**Exercise aim**
From the listing below, return each line that includes "picture".

**Entries shown**
------------------------------

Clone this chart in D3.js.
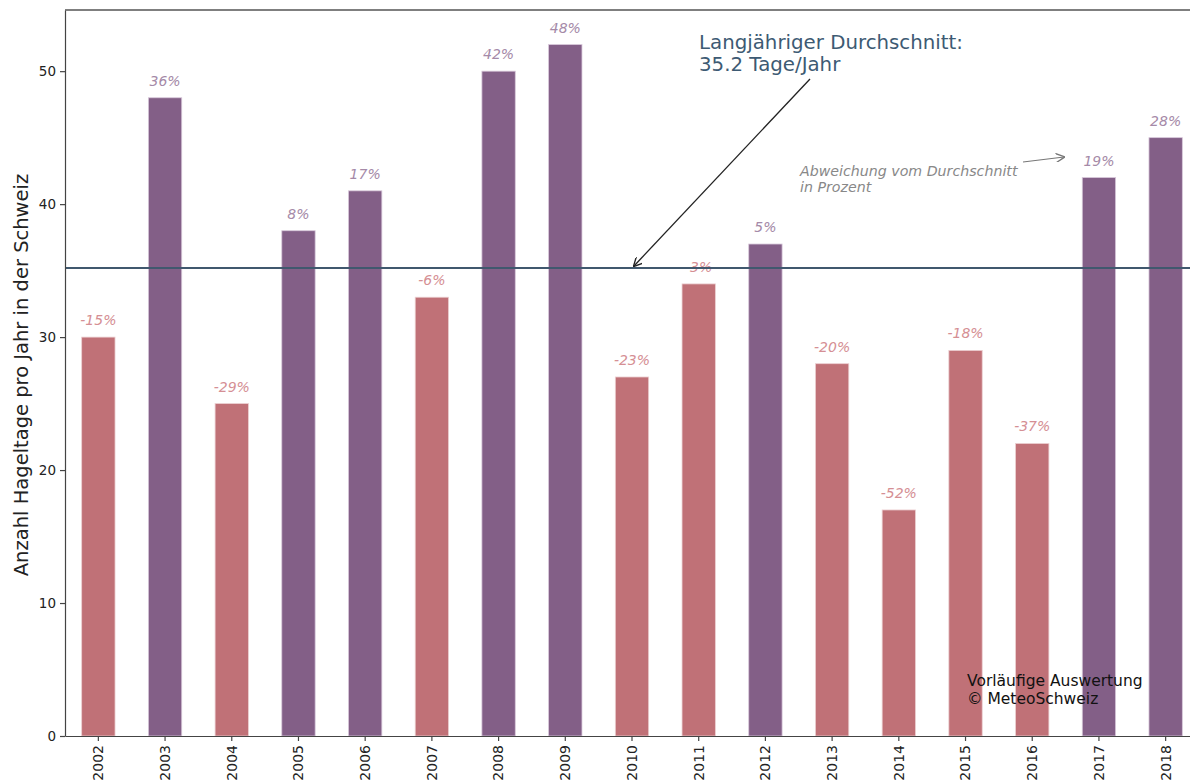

------------------------------

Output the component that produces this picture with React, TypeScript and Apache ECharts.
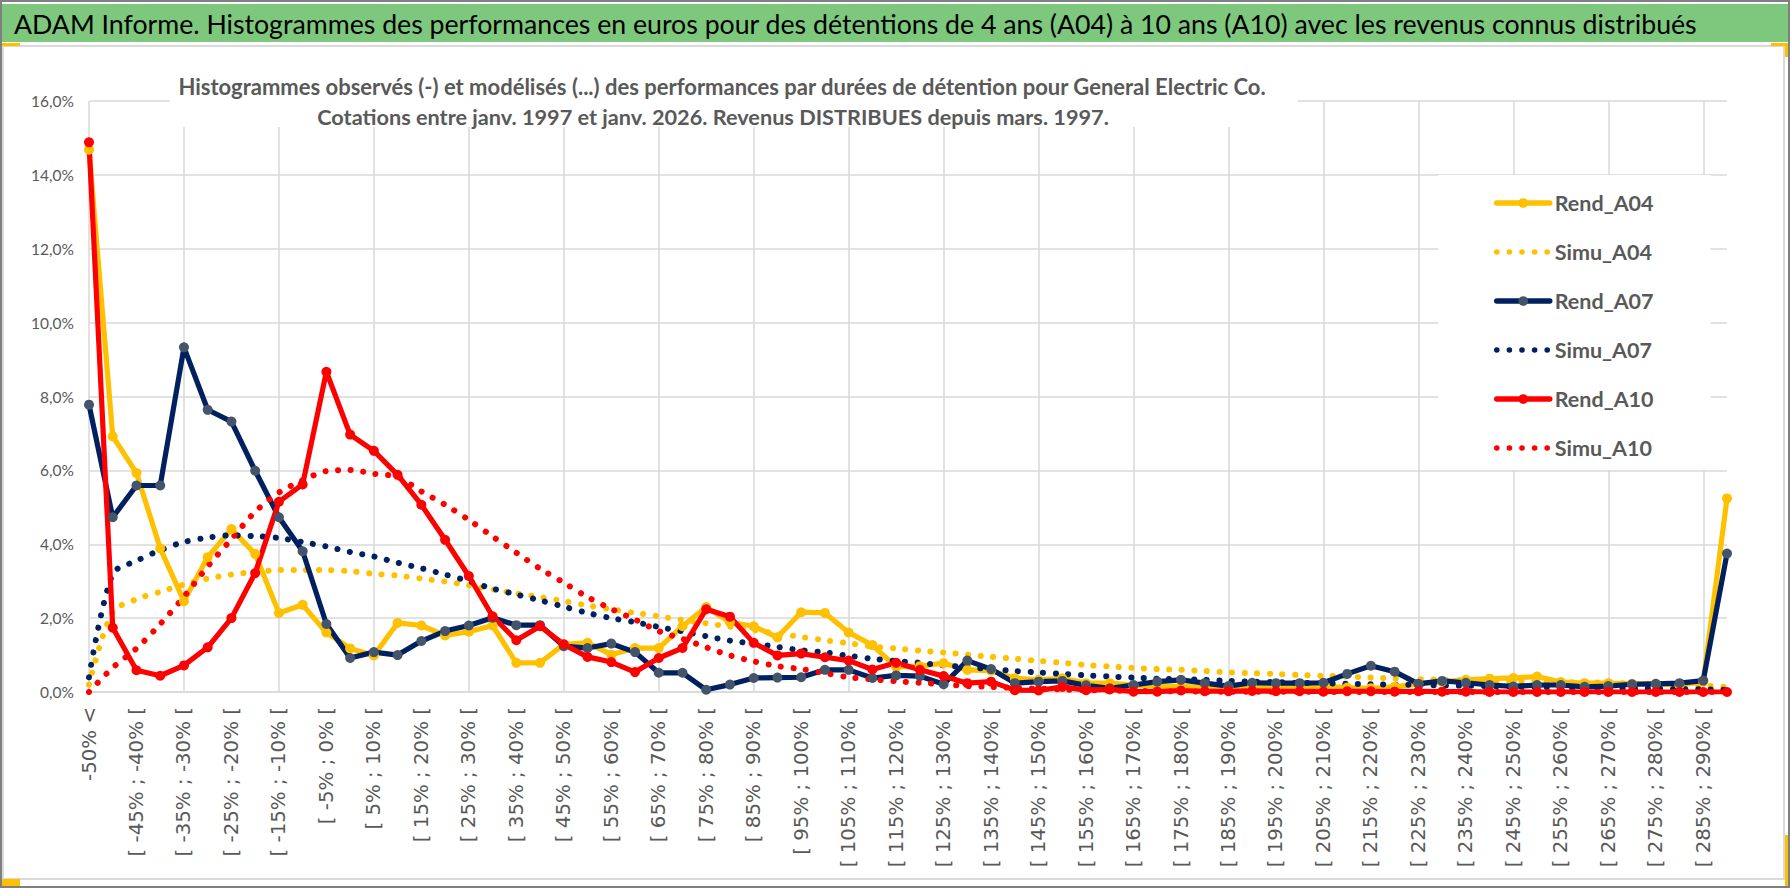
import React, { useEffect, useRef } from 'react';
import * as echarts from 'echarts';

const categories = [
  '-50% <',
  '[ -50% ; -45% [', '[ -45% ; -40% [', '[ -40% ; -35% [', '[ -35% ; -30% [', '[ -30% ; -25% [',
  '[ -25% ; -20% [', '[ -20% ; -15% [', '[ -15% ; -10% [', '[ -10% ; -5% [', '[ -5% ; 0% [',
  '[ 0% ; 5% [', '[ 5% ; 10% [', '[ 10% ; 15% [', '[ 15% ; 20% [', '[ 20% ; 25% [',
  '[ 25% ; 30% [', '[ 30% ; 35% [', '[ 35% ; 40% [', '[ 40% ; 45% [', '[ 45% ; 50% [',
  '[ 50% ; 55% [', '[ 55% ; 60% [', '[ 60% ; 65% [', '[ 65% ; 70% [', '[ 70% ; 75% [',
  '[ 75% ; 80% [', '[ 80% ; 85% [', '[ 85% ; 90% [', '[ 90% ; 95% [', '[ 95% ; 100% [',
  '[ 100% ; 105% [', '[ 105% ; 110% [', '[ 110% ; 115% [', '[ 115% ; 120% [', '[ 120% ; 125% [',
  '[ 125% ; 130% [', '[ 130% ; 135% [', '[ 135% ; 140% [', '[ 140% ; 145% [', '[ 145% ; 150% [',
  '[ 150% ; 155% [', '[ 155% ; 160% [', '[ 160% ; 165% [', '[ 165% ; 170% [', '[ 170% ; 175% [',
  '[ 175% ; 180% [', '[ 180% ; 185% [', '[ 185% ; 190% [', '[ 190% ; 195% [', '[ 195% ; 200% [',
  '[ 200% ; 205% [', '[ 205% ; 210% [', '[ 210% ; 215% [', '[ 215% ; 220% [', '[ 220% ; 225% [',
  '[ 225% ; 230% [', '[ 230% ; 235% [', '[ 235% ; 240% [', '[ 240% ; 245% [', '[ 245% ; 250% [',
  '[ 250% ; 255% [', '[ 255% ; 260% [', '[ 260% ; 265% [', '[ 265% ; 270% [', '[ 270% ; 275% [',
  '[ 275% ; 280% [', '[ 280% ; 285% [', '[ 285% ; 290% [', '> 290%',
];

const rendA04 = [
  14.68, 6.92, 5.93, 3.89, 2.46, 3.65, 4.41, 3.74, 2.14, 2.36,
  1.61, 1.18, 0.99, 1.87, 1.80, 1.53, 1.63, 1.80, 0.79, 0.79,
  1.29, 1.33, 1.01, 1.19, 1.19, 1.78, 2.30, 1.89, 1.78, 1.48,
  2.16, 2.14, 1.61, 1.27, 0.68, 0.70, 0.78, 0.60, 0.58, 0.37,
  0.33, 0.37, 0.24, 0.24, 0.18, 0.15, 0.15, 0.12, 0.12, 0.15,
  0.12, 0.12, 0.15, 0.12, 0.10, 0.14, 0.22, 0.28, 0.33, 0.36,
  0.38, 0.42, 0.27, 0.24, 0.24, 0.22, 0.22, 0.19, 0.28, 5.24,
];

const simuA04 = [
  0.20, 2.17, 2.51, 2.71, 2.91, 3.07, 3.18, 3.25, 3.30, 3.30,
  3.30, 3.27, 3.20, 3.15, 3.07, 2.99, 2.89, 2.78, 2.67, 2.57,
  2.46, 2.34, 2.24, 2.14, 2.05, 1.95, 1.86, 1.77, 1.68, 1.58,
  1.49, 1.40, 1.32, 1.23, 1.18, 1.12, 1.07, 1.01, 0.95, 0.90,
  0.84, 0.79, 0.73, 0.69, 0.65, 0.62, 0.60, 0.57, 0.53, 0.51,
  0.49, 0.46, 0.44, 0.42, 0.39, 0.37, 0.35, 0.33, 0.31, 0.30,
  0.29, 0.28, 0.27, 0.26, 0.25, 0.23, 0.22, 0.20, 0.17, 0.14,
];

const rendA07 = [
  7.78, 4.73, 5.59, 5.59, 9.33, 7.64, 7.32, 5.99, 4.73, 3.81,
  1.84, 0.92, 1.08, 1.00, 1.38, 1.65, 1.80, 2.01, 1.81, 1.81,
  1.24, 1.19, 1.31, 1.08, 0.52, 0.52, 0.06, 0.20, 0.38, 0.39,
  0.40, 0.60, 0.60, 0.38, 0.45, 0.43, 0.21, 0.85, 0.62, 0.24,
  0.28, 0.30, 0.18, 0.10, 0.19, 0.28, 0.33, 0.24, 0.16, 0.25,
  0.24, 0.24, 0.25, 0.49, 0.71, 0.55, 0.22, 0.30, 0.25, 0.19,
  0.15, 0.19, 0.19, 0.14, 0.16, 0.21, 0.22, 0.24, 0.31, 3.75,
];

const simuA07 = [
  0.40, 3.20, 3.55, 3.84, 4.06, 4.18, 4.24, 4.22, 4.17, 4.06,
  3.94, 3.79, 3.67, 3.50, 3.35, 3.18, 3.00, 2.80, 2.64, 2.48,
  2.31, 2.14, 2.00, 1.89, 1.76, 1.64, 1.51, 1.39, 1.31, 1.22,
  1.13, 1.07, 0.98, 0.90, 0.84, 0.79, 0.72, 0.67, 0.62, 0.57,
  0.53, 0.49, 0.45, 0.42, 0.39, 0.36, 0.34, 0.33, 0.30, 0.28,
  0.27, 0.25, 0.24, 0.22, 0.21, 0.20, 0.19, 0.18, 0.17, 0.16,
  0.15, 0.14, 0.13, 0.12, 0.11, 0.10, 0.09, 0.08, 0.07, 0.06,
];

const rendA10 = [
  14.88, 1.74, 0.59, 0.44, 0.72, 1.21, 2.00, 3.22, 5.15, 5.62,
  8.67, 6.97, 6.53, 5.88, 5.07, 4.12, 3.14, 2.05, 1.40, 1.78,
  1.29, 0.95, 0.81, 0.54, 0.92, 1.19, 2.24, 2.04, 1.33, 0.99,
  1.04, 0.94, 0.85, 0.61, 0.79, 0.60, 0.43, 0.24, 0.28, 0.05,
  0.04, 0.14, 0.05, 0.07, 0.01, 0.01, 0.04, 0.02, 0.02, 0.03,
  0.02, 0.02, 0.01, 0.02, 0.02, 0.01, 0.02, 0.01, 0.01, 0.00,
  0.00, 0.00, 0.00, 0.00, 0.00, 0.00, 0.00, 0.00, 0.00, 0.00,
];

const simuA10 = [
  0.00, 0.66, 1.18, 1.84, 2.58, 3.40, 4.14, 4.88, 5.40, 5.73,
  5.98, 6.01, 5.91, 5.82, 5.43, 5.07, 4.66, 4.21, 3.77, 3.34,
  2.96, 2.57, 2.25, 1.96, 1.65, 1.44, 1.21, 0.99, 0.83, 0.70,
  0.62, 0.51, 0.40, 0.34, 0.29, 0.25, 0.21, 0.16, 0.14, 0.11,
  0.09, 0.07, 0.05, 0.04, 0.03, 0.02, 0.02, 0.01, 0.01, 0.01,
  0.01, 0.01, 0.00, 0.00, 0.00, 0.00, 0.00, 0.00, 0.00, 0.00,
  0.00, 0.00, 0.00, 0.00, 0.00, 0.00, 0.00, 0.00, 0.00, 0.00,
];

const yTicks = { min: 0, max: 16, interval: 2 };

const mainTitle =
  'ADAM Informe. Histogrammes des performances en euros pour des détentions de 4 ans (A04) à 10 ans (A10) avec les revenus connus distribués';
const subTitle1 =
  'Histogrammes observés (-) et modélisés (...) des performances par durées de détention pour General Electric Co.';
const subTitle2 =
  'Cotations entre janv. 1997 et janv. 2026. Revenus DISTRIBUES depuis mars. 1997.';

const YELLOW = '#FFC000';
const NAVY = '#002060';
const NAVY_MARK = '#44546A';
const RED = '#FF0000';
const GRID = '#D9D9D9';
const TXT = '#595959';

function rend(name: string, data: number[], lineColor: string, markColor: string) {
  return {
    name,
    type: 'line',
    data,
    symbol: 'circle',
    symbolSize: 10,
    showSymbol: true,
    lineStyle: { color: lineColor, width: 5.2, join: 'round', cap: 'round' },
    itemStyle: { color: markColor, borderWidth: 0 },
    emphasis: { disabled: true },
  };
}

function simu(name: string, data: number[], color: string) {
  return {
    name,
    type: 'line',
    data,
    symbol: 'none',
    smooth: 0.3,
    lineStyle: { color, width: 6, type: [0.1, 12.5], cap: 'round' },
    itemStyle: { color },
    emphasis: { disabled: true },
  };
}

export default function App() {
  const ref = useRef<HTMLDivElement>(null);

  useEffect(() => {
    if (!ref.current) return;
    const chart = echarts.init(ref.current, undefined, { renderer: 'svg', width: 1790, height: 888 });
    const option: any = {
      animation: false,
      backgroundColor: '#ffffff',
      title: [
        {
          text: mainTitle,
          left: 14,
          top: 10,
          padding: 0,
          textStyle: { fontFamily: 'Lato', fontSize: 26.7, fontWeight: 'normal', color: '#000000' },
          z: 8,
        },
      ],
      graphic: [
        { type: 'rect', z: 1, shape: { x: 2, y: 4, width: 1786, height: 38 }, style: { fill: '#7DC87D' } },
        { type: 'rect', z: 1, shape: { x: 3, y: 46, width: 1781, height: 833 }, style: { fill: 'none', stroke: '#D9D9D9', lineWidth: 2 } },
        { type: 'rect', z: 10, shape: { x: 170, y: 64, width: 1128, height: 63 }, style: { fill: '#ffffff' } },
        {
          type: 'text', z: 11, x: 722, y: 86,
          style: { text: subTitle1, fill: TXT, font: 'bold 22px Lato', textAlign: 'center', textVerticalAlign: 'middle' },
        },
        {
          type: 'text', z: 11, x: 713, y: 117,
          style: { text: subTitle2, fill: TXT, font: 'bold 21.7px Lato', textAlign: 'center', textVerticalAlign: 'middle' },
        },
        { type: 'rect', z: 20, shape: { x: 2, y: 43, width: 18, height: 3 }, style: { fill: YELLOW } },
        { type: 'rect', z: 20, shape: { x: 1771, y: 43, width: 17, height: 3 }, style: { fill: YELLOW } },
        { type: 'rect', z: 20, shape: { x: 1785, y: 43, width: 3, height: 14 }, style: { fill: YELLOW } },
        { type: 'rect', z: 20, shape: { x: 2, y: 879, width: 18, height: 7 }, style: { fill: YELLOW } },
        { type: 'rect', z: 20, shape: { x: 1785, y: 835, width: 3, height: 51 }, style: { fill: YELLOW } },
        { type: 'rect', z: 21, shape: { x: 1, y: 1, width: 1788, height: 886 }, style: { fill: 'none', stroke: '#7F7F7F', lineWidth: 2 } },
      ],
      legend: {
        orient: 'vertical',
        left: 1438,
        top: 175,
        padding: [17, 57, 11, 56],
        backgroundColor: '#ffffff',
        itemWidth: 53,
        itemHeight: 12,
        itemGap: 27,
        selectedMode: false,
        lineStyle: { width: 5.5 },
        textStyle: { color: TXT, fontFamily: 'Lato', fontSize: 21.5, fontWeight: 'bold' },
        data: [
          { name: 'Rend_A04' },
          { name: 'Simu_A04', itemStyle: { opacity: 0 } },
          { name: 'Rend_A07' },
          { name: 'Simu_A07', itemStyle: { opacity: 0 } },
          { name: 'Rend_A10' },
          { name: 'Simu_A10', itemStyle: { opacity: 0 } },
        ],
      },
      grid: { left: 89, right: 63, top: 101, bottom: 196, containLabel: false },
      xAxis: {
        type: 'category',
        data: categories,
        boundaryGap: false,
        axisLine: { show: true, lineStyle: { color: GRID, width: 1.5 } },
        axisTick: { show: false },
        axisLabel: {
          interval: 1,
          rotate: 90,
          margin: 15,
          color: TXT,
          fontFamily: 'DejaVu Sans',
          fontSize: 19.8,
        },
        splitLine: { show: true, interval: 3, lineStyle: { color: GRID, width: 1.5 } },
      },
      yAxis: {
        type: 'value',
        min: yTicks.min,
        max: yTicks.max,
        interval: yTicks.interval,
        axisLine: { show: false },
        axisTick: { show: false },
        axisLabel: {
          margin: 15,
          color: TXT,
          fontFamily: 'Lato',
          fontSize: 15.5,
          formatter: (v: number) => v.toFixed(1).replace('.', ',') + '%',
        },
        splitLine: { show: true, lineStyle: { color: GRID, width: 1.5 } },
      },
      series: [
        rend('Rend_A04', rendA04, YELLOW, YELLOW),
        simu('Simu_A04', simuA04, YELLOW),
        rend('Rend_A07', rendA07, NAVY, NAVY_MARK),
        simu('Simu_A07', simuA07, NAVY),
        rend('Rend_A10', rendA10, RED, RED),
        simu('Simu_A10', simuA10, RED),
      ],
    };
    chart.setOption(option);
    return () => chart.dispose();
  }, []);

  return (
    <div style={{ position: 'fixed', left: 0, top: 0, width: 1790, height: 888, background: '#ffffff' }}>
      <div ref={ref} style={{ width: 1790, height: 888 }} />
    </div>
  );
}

------------------------------

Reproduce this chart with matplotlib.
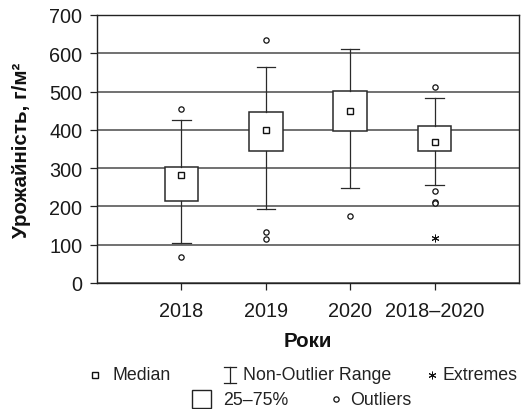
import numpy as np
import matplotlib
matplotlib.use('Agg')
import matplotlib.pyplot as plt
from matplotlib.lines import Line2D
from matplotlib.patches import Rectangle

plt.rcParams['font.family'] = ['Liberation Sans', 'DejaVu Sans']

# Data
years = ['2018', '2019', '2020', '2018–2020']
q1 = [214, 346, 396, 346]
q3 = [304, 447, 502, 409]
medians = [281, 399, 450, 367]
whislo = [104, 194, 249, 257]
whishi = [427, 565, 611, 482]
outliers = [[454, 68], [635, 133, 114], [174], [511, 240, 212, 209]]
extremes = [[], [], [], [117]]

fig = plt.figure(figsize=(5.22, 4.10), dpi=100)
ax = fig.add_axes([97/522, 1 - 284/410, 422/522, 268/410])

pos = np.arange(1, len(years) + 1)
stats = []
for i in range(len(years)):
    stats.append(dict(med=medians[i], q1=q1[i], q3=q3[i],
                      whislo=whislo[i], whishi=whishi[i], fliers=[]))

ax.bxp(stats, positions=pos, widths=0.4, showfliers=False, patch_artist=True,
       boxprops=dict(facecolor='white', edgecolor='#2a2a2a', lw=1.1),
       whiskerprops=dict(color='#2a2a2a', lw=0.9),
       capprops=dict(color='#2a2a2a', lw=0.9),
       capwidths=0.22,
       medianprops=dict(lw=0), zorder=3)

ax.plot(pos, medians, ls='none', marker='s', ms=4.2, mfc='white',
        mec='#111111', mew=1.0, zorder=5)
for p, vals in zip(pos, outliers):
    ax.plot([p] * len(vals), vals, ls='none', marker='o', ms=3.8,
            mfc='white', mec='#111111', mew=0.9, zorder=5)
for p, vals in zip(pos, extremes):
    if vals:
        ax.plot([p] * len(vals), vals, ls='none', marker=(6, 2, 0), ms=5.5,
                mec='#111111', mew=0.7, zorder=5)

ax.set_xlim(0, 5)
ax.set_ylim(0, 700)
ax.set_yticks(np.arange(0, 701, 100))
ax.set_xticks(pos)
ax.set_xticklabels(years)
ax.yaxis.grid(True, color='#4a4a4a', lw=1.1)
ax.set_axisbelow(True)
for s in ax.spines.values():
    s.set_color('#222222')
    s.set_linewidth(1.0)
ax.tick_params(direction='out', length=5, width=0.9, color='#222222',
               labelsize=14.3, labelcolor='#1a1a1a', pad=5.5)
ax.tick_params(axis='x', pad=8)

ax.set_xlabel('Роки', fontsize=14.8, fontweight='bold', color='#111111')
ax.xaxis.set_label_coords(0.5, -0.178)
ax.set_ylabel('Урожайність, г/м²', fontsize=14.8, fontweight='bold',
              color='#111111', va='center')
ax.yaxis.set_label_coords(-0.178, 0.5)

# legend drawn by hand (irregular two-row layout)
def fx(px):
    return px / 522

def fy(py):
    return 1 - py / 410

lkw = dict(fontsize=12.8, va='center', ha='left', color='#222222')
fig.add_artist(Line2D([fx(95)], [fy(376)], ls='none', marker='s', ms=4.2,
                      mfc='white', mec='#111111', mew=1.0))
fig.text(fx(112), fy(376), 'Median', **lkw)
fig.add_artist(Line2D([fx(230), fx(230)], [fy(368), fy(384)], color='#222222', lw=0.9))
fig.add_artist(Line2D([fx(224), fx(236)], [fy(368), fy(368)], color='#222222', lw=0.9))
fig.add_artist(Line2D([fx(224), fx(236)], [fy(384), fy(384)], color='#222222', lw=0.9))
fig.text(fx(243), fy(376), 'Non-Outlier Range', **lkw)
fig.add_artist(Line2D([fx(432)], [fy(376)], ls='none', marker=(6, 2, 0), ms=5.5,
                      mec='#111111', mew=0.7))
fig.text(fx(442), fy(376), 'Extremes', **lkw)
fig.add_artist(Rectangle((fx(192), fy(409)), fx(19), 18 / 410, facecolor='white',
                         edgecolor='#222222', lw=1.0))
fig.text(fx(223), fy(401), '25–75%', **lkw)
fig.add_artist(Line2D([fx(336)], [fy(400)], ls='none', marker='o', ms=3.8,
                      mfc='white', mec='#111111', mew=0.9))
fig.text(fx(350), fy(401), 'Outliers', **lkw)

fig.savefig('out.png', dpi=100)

------------------------------

**The answer**
Output the component that produces this picture with React, TypeScript and Apache ECharts.

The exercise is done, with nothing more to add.